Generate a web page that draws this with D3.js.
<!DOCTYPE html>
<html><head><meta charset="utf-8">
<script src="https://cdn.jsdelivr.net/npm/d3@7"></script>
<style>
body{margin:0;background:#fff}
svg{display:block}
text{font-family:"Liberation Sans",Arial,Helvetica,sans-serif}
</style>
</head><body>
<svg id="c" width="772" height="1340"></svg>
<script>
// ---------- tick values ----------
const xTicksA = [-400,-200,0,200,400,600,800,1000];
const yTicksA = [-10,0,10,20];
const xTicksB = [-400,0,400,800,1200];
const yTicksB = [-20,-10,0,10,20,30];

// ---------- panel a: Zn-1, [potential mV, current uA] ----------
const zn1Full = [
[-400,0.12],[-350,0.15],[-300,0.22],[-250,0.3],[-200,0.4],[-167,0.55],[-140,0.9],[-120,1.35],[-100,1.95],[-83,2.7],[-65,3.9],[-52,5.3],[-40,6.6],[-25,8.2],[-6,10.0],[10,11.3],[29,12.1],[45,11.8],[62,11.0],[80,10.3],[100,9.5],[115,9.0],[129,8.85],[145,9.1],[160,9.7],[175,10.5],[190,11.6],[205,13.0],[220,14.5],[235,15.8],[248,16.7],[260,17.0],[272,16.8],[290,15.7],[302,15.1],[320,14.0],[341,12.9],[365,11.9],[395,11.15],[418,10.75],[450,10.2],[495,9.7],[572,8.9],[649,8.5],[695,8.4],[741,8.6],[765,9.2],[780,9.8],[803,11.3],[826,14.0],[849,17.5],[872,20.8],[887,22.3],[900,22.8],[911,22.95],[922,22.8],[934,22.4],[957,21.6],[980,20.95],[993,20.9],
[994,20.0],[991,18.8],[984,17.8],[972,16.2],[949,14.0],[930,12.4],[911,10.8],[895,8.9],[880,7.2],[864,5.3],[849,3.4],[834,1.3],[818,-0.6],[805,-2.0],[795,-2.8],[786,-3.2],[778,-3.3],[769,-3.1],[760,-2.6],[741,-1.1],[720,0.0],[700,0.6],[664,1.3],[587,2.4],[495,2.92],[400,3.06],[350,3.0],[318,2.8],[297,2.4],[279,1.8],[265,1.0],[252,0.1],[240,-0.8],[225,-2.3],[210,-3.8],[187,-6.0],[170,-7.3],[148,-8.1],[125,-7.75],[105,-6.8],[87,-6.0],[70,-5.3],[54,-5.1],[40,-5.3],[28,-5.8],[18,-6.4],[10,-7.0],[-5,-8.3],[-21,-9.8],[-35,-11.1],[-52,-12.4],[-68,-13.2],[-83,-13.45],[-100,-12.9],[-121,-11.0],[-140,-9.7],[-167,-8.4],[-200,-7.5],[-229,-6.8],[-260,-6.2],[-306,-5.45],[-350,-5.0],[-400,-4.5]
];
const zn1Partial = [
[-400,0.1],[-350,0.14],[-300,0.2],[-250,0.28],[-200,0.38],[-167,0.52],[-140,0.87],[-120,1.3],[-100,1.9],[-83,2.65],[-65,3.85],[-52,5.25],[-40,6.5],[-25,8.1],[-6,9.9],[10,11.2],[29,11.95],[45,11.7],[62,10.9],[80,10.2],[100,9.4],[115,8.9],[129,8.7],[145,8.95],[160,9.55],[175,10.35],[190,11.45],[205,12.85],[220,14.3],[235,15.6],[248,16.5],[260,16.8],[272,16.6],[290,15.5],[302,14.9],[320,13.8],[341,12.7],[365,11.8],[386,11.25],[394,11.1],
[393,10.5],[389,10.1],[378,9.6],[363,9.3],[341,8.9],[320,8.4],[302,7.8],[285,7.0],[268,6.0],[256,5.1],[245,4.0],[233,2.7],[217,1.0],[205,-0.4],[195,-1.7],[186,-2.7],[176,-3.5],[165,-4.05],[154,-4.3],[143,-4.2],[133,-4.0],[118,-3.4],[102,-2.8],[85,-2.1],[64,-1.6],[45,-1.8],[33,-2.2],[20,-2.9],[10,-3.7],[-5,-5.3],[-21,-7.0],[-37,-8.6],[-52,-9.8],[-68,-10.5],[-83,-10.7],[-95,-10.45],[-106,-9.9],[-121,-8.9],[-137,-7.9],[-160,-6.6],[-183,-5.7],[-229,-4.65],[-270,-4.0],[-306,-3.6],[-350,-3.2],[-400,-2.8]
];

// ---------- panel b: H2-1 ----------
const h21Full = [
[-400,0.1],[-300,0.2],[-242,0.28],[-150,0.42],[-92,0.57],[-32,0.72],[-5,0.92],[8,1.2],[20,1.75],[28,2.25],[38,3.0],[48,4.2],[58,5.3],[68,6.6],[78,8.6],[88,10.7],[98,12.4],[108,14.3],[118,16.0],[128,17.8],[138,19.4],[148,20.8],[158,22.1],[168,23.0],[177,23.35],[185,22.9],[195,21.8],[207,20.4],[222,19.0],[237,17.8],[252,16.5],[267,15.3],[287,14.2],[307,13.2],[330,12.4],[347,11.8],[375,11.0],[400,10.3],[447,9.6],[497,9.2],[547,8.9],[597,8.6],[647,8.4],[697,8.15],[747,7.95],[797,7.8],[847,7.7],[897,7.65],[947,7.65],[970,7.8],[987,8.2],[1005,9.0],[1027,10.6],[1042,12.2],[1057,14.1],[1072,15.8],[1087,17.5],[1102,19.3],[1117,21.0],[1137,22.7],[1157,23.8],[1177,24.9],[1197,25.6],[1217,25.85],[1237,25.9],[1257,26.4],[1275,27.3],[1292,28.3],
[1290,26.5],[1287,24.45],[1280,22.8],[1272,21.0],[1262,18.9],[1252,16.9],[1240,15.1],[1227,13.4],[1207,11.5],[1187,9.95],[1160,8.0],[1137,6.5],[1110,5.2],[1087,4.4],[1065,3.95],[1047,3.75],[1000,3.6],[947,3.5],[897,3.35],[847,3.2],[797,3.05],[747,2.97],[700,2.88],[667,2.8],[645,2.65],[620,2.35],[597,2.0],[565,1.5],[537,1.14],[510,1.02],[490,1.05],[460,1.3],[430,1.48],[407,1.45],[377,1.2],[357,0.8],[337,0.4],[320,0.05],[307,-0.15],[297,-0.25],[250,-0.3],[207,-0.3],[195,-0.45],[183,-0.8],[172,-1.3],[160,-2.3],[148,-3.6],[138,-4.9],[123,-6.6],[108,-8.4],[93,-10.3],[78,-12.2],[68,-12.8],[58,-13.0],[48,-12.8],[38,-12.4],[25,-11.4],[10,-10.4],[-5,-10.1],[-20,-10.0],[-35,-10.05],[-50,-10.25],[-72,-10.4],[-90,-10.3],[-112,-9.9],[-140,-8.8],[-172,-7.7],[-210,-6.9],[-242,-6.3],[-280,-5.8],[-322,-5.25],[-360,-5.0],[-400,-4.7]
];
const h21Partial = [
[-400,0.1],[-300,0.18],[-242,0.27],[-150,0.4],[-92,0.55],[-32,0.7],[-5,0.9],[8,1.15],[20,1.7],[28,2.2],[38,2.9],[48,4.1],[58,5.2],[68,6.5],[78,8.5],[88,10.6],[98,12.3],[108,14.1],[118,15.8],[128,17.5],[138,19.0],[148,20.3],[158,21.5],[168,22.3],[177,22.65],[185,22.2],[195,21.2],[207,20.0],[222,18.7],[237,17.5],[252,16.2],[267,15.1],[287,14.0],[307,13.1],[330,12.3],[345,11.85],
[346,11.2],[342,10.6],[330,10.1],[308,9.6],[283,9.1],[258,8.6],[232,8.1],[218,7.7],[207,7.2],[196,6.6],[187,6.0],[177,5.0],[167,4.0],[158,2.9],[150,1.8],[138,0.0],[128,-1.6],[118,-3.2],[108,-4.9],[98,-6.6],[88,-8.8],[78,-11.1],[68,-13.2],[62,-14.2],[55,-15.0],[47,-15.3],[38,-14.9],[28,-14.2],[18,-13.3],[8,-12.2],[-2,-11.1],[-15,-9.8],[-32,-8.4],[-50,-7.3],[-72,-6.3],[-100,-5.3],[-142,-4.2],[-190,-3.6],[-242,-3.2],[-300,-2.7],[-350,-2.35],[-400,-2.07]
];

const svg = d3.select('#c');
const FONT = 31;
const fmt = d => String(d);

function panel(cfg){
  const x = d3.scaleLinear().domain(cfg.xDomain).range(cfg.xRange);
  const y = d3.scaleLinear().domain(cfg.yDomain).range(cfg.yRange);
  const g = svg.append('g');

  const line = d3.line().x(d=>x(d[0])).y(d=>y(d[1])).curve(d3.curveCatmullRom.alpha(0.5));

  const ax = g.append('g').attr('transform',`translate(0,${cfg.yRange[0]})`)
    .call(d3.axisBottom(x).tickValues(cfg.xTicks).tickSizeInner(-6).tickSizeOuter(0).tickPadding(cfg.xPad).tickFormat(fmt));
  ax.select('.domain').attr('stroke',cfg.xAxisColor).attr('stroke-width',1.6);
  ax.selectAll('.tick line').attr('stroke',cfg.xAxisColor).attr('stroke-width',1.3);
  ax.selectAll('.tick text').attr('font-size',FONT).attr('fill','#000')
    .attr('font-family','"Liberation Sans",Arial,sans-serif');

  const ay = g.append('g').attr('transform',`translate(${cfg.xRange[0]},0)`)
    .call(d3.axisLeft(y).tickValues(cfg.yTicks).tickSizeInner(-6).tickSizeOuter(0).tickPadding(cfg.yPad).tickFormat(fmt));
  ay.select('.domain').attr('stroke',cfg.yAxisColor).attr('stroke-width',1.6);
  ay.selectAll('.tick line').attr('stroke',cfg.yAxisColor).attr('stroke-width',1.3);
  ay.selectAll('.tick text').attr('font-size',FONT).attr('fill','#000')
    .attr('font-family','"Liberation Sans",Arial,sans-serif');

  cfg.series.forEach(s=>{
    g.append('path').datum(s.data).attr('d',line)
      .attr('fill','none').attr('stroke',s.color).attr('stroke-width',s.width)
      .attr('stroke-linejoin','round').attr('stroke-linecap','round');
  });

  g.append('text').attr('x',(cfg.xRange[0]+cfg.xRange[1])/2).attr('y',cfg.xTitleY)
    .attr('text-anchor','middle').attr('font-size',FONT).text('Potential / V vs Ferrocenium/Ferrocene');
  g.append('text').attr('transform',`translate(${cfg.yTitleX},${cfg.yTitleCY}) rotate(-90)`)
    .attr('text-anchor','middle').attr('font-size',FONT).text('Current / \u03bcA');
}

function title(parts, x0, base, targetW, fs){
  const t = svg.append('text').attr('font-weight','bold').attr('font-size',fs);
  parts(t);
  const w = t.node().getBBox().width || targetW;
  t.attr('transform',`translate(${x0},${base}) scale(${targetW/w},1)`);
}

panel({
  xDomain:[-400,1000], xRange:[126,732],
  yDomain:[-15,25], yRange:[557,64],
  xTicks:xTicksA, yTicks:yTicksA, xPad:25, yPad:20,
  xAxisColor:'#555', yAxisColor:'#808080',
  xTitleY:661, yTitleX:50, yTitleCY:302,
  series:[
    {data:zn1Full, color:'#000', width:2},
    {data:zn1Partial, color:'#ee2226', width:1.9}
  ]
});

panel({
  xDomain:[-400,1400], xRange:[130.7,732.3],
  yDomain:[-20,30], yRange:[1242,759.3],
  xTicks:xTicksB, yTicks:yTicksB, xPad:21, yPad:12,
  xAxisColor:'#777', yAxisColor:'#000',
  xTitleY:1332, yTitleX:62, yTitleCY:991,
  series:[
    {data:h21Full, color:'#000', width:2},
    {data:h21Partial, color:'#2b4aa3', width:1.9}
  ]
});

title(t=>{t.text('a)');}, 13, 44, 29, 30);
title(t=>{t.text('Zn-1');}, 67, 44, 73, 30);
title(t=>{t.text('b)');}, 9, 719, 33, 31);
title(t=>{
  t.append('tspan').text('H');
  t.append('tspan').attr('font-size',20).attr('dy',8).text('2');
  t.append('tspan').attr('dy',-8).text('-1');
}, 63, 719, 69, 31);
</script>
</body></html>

====

Look above and repeat, character for character, the lines from the first one to the line with "const yTicksB = [-20,-10,0,10,20,30];", counting both.

[TASK ANSWER]:
Generate a web page that draws this with D3.js.
<!DOCTYPE html>
<html><head><meta charset="utf-8">
<script src="https://cdn.jsdelivr.net/npm/d3@7"></script>
<style>
body{margin:0;background:#fff}
svg{display:block}
text{font-family:"Liberation Sans",Arial,Helvetica,sans-serif}
</style>
</head><body>
<svg id="c" width="772" height="1340"></svg>
<script>
// ---------- tick values ----------
const xTicksA = [-400,-200,0,200,400,600,800,1000];
const yTicksA = [-10,0,10,20];
const xTicksB = [-400,0,400,800,1200];
const yTicksB = [-20,-10,0,10,20,30];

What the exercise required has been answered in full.